▶ **Job**
Return only the lines from the top of the data down to the one that holds "630, 600, 580, 570, 565]", both included, without any pictures.

▶ **Data shown**

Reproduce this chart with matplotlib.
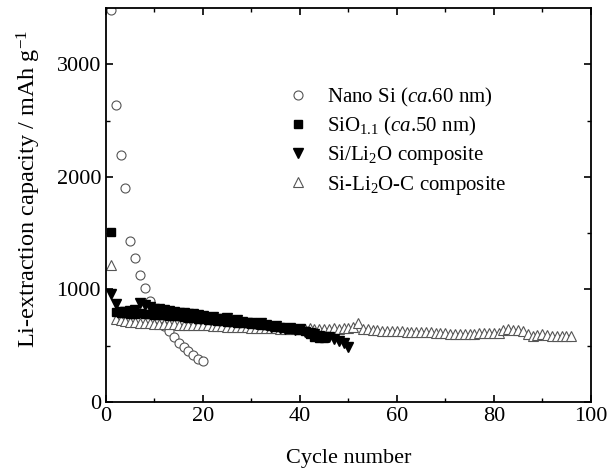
import numpy as np
import matplotlib
matplotlib.use("Agg")
import matplotlib.pyplot as plt

plt.rcParams['font.family'] = 'Liberation Serif'
plt.rcParams['mathtext.fontset'] = 'custom'
plt.rcParams['mathtext.rm'] = 'Liberation Serif'
plt.rcParams['mathtext.it'] = 'Liberation Serif:italic'

# Nano Si (ca. 60 nm)
nano_cyc = np.arange(1, 21)
nano_cap = [3480, 2635, 2190, 1900, 1430, 1277, 1130, 1010, 896, 810,
            740, 674, 630, 577, 526, 488, 452, 417, 382, 366]

# SiO1.1 (ca. 50 nm)
sio_cyc = np.arange(1, 46)
sio_cap = [1510, 800, 790, 790, 785, 780, 790, 785, 780, 775,
           770, 770, 765, 760, 760, 755, 750, 745, 740, 735,
           730, 725, 720, 720, 715, 710, 705, 700, 700, 695,
           690, 685, 680, 675, 670, 665, 660, 650, 645, 640,
           630, 600, 580, 570, 565]

# Si/Li2O composite
sili_cyc = np.arange(1, 51)
sili_cap = [960, 870, 800, 800, 810, 820, 880, 860, 840, 830,
            825, 815, 810, 800, 795, 790, 780, 785, 770, 760,
            750, 755, 740, 735, 745, 720, 730, 710, 700, 705,
            690, 700, 680, 670, 675, 660, 650, 660, 640, 650,
            620, 610, 600, 590, 580, 575, 560, 540, 520, 490]

# Si-Li2O-C composite
silic_cyc = np.arange(1, 97)
silic_cap = [1220, 740, 730, 720, 715, 710, 705, 700, 700, 695,
             695, 690, 690, 690, 685, 685, 685, 680, 680, 680,
             680, 675, 675, 675, 670, 670, 670, 665, 665, 660,
             660, 660, 655, 655, 655, 650, 650, 650, 650, 650,
             650, 655, 650, 645, 650, 650, 655, 650, 655, 660,
             665, 705, 650, 645, 640, 640, 635, 635, 630, 630,
             630, 625, 625, 625, 620, 620, 620, 615, 615, 610,
             605, 600, 600, 600, 600, 605, 610, 610, 610, 610,
             615, 640, 645, 640, 640, 630, 600, 590, 595, 600,
             595, 590, 590, 590, 590, 585]

fig = plt.figure(figsize=(6.09, 4.71), dpi=100)
ax = fig.add_axes([0.174, 0.1465, 0.796, 0.8365])

ax.plot(nano_cyc, nano_cap, 'o', mfc='white', mec='#555555', ms=6.5, mew=0.8,
        label='Nano Si ($\\it{ca}$.60 nm)')
ax.plot(silic_cyc, silic_cap, '^', mfc='white', mec='#555555', ms=6.5, mew=0.8,
        label='Si-Li$_2$O-C composite', zorder=2)
ax.plot(sio_cyc, sio_cap, 's', color='black', ms=6,
        label='SiO$_{1.1}$ ($\\it{ca}$.50 nm)', zorder=3)
ax.plot(sili_cyc, sili_cap, 'v', color='black', ms=6.5,
        label='Si/Li$_2$O composite', zorder=3)

ax.set_xlim(0, 100)
ax.set_ylim(0, 3500)
ax.set_xticks([0, 20, 40, 60, 80, 100])
ax.set_xticks(np.arange(10, 100, 20), minor=True)
ax.set_yticks([0, 1000, 2000, 3000])
ax.set_yticks([500, 1500, 2500], minor=True)
ax.tick_params(which='both', direction='in', top=True, right=True, labelsize=16)
ax.tick_params(which='major', length=5, width=1.2)
ax.tick_params(which='minor', length=3, width=1)
for s in ax.spines.values():
    s.set_linewidth(1.3)

ax.set_xlabel('Cycle number', fontsize=16, labelpad=17)
ax.set_ylabel('Li-extraction capacity / mAh g$^{-1}$', fontsize=17.5, labelpad=10)
ax.yaxis.label.set_y(0.54)

h, l = ax.get_legend_handles_labels()
order = [0, 2, 3, 1]
ax.legend([h[i] for i in order], [l[i] for i in order], loc='upper left',
          bbox_to_anchor=(0.335, 0.85), frameon=False, fontsize=15,
          handletextpad=0.9, labelspacing=0.3, handlelength=1.0,
          markerscale=1.0)

fig.savefig('out.png', dpi=100)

▶ **The response**
Reproduce this chart with matplotlib.
import numpy as np
import matplotlib
matplotlib.use("Agg")
import matplotlib.pyplot as plt

plt.rcParams['font.family'] = 'Liberation Serif'
plt.rcParams['mathtext.fontset'] = 'custom'
plt.rcParams['mathtext.rm'] = 'Liberation Serif'
plt.rcParams['mathtext.it'] = 'Liberation Serif:italic'

# Nano Si (ca. 60 nm)
nano_cyc = np.arange(1, 21)
nano_cap = [3480, 2635, 2190, 1900, 1430, 1277, 1130, 1010, 896, 810,
            740, 674, 630, 577, 526, 488, 452, 417, 382, 366]

# SiO1.1 (ca. 50 nm)
sio_cyc = np.arange(1, 46)
sio_cap = [1510, 800, 790, 790, 785, 780, 790, 785, 780, 775,
           770, 770, 765, 760, 760, 755, 750, 745, 740, 735,
           730, 725, 720, 720, 715, 710, 705, 700, 700, 695,
           690, 685, 680, 675, 670, 665, 660, 650, 645, 640,
           630, 600, 580, 570, 565]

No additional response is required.